Only a number is wanted: how many lines in the records below contain "matplotlib"?

> **Provided data**:

⟨

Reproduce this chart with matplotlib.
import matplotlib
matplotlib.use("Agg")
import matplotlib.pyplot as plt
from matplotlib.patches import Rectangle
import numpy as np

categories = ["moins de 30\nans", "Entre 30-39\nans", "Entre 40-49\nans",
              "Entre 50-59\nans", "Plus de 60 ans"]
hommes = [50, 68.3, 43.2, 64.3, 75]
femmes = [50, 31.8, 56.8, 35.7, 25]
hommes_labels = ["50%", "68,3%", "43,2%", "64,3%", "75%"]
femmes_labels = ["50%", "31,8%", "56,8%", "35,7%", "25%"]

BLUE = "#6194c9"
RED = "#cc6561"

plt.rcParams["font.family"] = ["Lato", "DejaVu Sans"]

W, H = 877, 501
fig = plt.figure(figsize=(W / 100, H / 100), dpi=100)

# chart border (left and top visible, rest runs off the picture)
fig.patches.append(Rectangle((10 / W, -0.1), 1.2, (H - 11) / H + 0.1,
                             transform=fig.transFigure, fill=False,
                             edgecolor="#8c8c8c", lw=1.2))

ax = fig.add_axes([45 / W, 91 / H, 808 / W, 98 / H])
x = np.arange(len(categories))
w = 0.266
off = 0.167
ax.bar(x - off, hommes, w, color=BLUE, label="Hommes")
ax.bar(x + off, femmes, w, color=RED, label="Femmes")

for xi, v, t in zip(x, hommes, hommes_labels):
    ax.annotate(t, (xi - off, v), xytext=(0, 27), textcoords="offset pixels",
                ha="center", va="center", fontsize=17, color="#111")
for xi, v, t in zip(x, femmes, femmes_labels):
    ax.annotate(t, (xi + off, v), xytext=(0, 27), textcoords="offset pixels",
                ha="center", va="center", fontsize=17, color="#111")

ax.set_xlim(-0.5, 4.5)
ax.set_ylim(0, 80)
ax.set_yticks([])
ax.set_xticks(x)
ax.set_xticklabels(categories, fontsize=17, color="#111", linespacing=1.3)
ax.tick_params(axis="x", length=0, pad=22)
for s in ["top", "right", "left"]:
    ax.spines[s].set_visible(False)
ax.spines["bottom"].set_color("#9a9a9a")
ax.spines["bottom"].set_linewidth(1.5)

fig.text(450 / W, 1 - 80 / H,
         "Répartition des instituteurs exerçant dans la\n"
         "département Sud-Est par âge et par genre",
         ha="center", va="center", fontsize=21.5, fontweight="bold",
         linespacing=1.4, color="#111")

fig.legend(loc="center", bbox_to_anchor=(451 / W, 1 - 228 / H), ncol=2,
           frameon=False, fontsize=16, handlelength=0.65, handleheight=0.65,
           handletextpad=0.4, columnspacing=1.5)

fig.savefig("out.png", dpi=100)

⟩
⟨

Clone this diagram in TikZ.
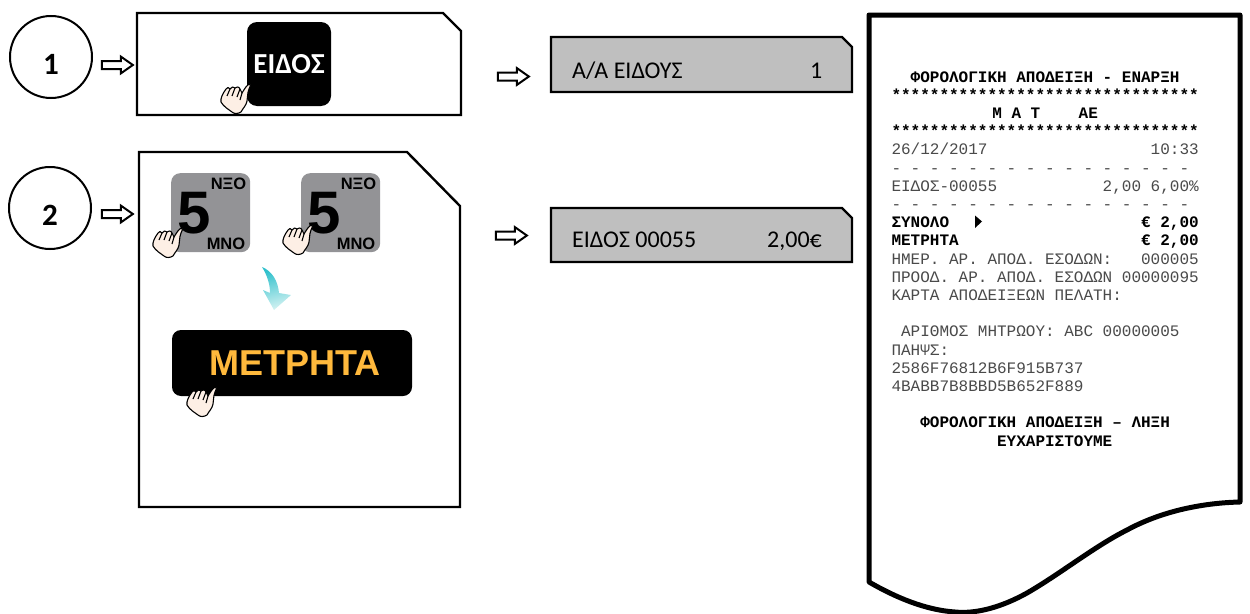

⟩
⟨

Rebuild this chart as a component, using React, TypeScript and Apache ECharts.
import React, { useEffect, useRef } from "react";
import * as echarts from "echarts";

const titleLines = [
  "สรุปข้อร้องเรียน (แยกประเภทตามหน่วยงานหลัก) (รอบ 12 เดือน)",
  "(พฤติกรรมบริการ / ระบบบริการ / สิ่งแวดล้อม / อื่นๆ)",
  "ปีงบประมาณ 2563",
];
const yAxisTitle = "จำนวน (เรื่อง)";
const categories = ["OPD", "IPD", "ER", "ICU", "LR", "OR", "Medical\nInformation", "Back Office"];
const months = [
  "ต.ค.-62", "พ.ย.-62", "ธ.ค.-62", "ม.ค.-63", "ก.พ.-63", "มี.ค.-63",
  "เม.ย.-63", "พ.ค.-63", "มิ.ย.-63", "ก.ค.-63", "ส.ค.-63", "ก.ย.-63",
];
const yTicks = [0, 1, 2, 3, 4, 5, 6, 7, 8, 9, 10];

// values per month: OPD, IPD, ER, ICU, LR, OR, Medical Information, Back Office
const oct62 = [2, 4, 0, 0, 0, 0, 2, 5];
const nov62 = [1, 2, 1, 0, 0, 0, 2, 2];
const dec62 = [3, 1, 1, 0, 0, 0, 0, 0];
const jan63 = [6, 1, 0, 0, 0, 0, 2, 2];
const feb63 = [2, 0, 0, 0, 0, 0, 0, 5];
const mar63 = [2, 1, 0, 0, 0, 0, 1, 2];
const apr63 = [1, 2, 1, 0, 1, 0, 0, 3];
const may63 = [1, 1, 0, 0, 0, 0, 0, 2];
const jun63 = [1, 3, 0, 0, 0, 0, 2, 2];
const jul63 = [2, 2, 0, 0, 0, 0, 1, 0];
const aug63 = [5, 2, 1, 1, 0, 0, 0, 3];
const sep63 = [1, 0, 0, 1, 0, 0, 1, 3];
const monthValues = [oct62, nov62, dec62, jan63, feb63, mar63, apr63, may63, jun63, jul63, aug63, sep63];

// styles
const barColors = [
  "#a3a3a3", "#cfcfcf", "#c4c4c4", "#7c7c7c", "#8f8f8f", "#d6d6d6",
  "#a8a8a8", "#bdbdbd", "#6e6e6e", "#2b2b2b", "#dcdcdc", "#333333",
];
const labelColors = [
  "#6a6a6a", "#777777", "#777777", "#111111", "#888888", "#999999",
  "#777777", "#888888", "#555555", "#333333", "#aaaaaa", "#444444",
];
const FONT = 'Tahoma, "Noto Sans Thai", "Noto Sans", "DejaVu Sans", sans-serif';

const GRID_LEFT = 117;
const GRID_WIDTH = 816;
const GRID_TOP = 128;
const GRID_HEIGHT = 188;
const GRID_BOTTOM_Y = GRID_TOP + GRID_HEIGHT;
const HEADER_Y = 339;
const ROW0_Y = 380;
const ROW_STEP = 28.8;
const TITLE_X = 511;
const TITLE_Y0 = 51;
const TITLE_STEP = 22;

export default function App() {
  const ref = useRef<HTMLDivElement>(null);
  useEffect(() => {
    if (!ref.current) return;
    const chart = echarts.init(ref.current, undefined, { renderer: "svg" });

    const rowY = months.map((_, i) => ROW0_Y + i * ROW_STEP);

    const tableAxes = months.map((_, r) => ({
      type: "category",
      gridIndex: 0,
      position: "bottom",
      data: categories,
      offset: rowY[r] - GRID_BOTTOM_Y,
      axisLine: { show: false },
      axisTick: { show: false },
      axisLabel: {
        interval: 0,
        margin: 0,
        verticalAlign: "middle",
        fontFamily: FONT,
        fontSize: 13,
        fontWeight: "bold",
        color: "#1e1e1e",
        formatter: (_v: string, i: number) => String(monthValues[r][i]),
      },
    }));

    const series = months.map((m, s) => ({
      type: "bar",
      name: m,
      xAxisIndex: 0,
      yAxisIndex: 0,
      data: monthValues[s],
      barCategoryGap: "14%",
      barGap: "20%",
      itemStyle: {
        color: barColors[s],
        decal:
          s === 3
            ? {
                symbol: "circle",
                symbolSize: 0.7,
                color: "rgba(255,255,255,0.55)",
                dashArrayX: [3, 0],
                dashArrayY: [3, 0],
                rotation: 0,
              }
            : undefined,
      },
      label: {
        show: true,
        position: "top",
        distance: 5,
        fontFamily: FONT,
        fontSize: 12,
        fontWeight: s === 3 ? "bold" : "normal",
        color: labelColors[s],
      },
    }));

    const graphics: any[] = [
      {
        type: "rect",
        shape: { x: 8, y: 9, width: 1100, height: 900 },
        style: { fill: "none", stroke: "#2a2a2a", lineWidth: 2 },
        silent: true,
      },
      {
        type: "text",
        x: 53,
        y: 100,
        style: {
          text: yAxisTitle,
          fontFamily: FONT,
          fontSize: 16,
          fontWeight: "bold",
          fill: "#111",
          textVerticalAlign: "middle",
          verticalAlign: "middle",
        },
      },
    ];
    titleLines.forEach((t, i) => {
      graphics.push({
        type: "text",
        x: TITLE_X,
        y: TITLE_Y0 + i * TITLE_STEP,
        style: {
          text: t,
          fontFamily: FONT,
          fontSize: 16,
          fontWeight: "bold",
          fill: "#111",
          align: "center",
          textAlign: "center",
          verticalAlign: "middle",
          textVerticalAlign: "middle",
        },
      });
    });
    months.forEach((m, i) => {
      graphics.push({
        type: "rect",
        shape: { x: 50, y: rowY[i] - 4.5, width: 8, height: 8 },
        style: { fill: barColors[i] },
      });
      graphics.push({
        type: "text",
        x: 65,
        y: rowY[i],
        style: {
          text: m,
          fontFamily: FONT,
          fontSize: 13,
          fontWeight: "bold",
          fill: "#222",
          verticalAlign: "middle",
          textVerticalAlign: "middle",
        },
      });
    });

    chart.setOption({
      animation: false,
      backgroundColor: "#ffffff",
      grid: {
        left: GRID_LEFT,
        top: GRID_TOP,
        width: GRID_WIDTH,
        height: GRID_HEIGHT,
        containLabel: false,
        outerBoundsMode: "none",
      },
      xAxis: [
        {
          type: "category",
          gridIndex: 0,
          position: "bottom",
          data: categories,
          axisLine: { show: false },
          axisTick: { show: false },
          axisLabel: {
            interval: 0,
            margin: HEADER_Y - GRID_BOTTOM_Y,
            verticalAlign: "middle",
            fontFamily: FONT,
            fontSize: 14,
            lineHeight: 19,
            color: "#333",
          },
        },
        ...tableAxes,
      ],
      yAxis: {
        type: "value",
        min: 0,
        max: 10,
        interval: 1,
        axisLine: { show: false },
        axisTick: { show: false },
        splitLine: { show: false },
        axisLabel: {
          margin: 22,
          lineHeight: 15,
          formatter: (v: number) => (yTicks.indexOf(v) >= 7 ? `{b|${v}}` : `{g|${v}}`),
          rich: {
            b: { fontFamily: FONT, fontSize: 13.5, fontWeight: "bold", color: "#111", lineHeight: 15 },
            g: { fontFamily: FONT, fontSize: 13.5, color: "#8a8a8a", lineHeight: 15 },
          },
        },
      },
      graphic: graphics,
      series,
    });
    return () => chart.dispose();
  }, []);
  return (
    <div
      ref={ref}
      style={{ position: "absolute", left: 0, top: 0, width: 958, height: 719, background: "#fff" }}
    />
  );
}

⟩

> **Written solution**:
5